I think there's probably some fear along these lines this lurking in the
background, that explains why, for instance, Wikipedia has not installed
anything like an expert Advisory Board, or any role
for experts for that matter.
Wikipedia
management could have made such changes years ago; clearly, they have
explicitly chosen not to make such changes.
Fear of power-mongering intellectual bureaucrats is very probably part
of the reason.
Frankly, I will own up to having that fear myself.
It's one reason that, for the Citizendium project, we will have a
charter that will be difficult to change.
The charter will have term limits for responsible positions.
I myself am committed to stepping down after
one to three years, in order to set a healthy precedent.
The charter will help guarantee that the
project does not morph into the kind of top-down bureaucracy that could kill
it.
The charter will also make sure that
ordinary authors continue to be able to work shoulder-to-shoulder with experts
on the wiki.
We're also planning a
separation of powers.
We will have the
content decision-making power of editors, on the one hand, separate from the
enforcement power of the community managers, on the other.
Anyway, there's one reason experts are out in the cold: people fear that
they'll try to take over; give 'em an inch, they'll take a mile.
I don't think that's necessarily true, but
the fear explains a lot.
Another reason that experts aren't a louder part of the Web 2.0 party is
a bit ironic.
Web 2.0 culture is itself rather exclusive in its own
way.
Western cosmopolitan culture in
general is broadly egalitarian, and online culture is even more so.
In most Web 2.0 communities, real-world
identities and accomplishments are not supposed to matter.
This tends to drive off persons who expect at
least some sort of special acknowledgment
of their real-world accomplishments.
Other
cultural differences also put off professional types, who tend to be relatively
mature adults; much of Web 2.0 culture seems to be part of youth culture.

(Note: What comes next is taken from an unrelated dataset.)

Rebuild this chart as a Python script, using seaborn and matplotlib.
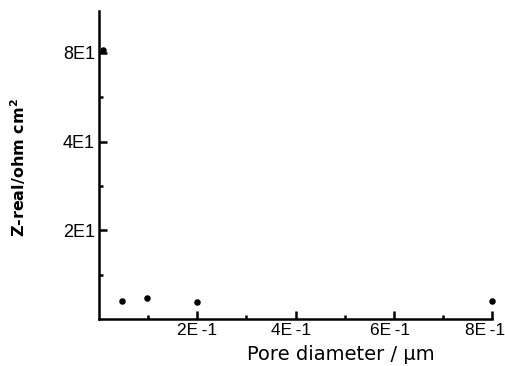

It's hard for a professional to take a lot of
Web 2.0 projects seriously if they seem dominated by younger people.
Clearly there's cultural divide between the Web 2.0 egalitarians and the
academic and professional worlds.
But
the divide might close somewhat in coming years.
We forget, sometimes, that the Web in
particular is still quite new, that most people online today weren't online ten
years ago, and old habits die hard.
I
fully expect that online open collaboration will become more mature, not less,
as a lot of Internet users age.
Moreover, more mature people will get used to, and start influencing the
culture of, the Internet.
So, as far as I can tell, there is no reason to think that limited
expert oversight would break the model that makes Web projects like Wikipedia
and Digg so successful.
The resistance to such efforts is primarily
cultural, I think; it's not based on well-justified ideas of what makes
collaboration work.
In fact, expert-led
collaboration and aggregation might combine dynamism with reliability.
It's certainly worth a try--and we shouldn't let
dismissive attitudes toward untested possibilities stand in the way.